Oh, le rese, le rose!  `
Siete tanto belle, fresche ed aulenti, rose del maggio. Ma - è triste il dirlo - la vostra, non e che bellezza effimera e passeggera. Io vi ammiro, sì, e son lungi da l’odiarvi. Ma il mio cuore, il mio vergine cuore di giovane levita, non è per voi. Esso ama un'altra rosa, una rosa che non appassisce mai, una rosa fulgida di bellezza, eterna: ama, la Mistica rosa dei Cieli, Maria.

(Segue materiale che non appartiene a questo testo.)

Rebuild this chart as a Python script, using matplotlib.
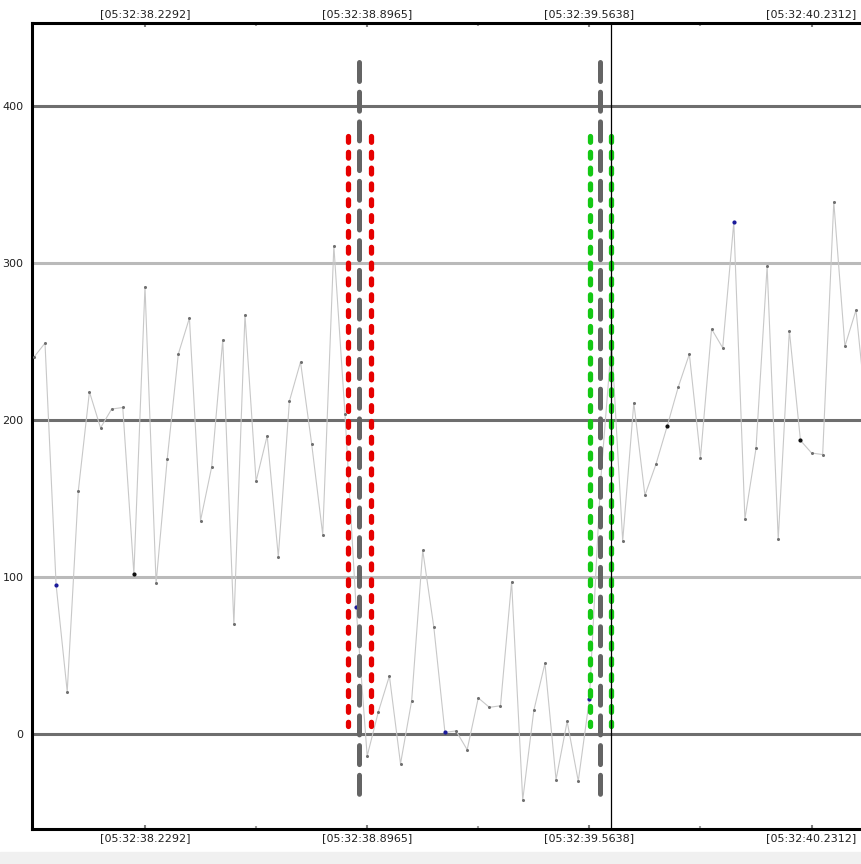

Nel 1906 sulla rivista letteraria trimestrale "Alessandro Manzoni " leggiamo: 
-Verso la luce è il titolo d'un caro libriccino che l'amico nostro Francesco Portolesi ha licenziato alle stampe, e che contiene due belle poesie: Primo Maggio - XV Maggio. L'autore, il quale si è sacrato alle battaglie per l'Idea, ha voluto mettere in rilievo nelle due poesie i pensieri che dominano la mente degli operai senza Dio e di quelli educati alla scuola del Vangelo. Gli uni e gli alti hanno i medesimi desideri, vogliono pane e lavoro, ma i primi lo vogliono colle minacce:
Col vostro sangue, colla carne vostra
banchetteremo e morirem contenti:
alto intonando l'inno alla riscossa
del proletario.
I secondi invece le domandano per quei vincoli di carità che stringono tutti gli uomini in un comune ideale, lo domandono:
Per amor di Gesù, che si ebbe tanta
pietade delle turbe dei pusilli,
e disse, buono: amate  i poverelli,
per amor mio.
Il contrato fra i due tipo di proletari è vivo e penetrante e mostra la valentia dell'Autore che, maneggiando bene il verso, ha saputo metterlo in evidenza. A Ciccillo Portolesi un bravo. -

Articoli, recensioni di libri, poesie, saggi, sono diversi contesti letterari in cui il Portolesi ha strutturato la sua statura umanistica e si è consegnato ai posteri per essere letto e riscoperto.